Diciotto anni e 8 mesi di carcere. La Corte d’Appello di Reggio Calabria conferma la condanna di Ciro Russo, l’uomo che il 13 marzo 2019 ha tentato di uccidere l’ex moglie, Maria Antonietta Rositani, dandole fuoco dopo averla inseguita e speronata con l’auto. I giudici di secondo grado hanno inflitto 8 mesi di più rispetto alla sentenza di primo grado. Questo perché la Corte d’Appello ha riconosciuto la continuazione con una condanna rimediata in passato dall’imputato sempre per maltrattamenti in famiglia.

La storia era finita sulle prime pagine dei giornali nazionali. Tre anni fa, infatti, Ciro Russo era evaso dai domiciliari che stava scontando a casa dei genitori a Ercolano, in provincia Napoli, per recarsi a Reggio Calabria.
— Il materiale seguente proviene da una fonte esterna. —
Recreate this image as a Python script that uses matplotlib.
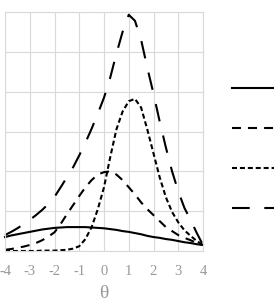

Dopo aver investito l’auto dell’ex moglie, quel giorno Russo si avvicinò alla vittima cospargendola di benzina. Antonietta Rositani riuscì a salvarsi solo perché ha avuto la prontezza di uscire dall’auto e gettarsi in una pozzanghera mentre il marito le gridava “devi morire”. Quel giorno riportò gravissime ustioni sul 50% del corpo. Le ferite la costrinsero a stare 20 mesi in ospedale e a subire decine di interventi chirurgici.

Ritornando alla dinamica del tentato omicidio, Russo, dopo averle dato fuoco si diede alla fuga. La caccia all’uomo durò 24 ore. L’imputato, infatti, fu bloccato dagli investigatori della Squadra mobile di Reggio Calabria che lo rintracciarono il giorno dopo nei pressi dell’ospedale. Nella sentenza di primo grado, il gup Valerio Trovato ha spiegato che quella è stata “un’azione pianificata”, un vero e proprio “progetto criminoso” che l’imputato ha studiato “nel dettaglio”. Non un gesto d’impeto perché, altrimenti, durante il viaggio da Ercolano a Reggio, Russo “avrebbe potuto recedere dalla volontà di portare a compimento il piano. Invece, giunto in città ha contattato la moglie per verificare che fosse in casa, si è posto al suo inseguimento e, dopo averla trovata, ha realizzato la sua vendetta”.

Sempre nella sentenza del gup Trovato c’è scritto che gli elementi a carico di Ciro Russo fotografano la sua “personalità delinquenziale”. L’imputato, infatti, “ha dimostrato una volontà di perseverare nell’obiettivo programmato, ossia quello di punire la moglie per la fine della loro relazione, per la detenzione successiva alla denuncia sporta, nonché per l’intento di proseguire nell’azione legale, finalizzata alla separazione e all’affido esclusivo del figlio minore, e un’assenza di qualsivoglia ripensamento critico dei propri atteggiamenti”.

Una tesi che, evidentemente, ha convinto anche la Corte d’Appello di Reggio Calabria. È stata così accolta la richiesta di condanna formulata dal procuratore generale Gerardo Dominijanni e dal sostituto pg Francesco Tedesco.

In aula, ad ascoltare la sentenza di condanna, c’era pure Maria Antonietta Rositani che, assistita dall’avvocato Alessandro Elia, si è costituita parte civile: “Donne non arrivate a questo punto. – è stato il suo commento – Non è una vittoria 18 anni di carcere. Non è bello sentirselo dire dopo che hai avuto dei figli dall’uomo che amavi. Mi auguro che voi abbiate la forza di denunciare per non arrivare a fare passare a tutti quello che sto passando io”.

Mentre parlava, fuori dalla Corte d’Appello, la donna era commossa: “Diciotto anni di carcere sono la pena minima dopo quello che ha fatto a me e a tutta la mia famiglia. Mi auguro che se li faccia tutti”. Al suo fianco, c’era anche il padre Carlo Rositani: “Ho sempre avuto fiducia nella giustizia italiana – è stato il suo commento – Nonostante quello che abbiamo passato in questi tre anni continuiamo ad avere fiducia nella giustizia italiana. La giustizia era che Ciro Russo ha sbagliato, è colpevole e ha tentato di uccidere mia figlia, la mamma dei suoi due figli. Ciro Russo deve purtroppo pagare. Dico purtroppo perché sono un papà che non avrebbe mai voluto che a sua figlia succedesse qualcosa del genere”.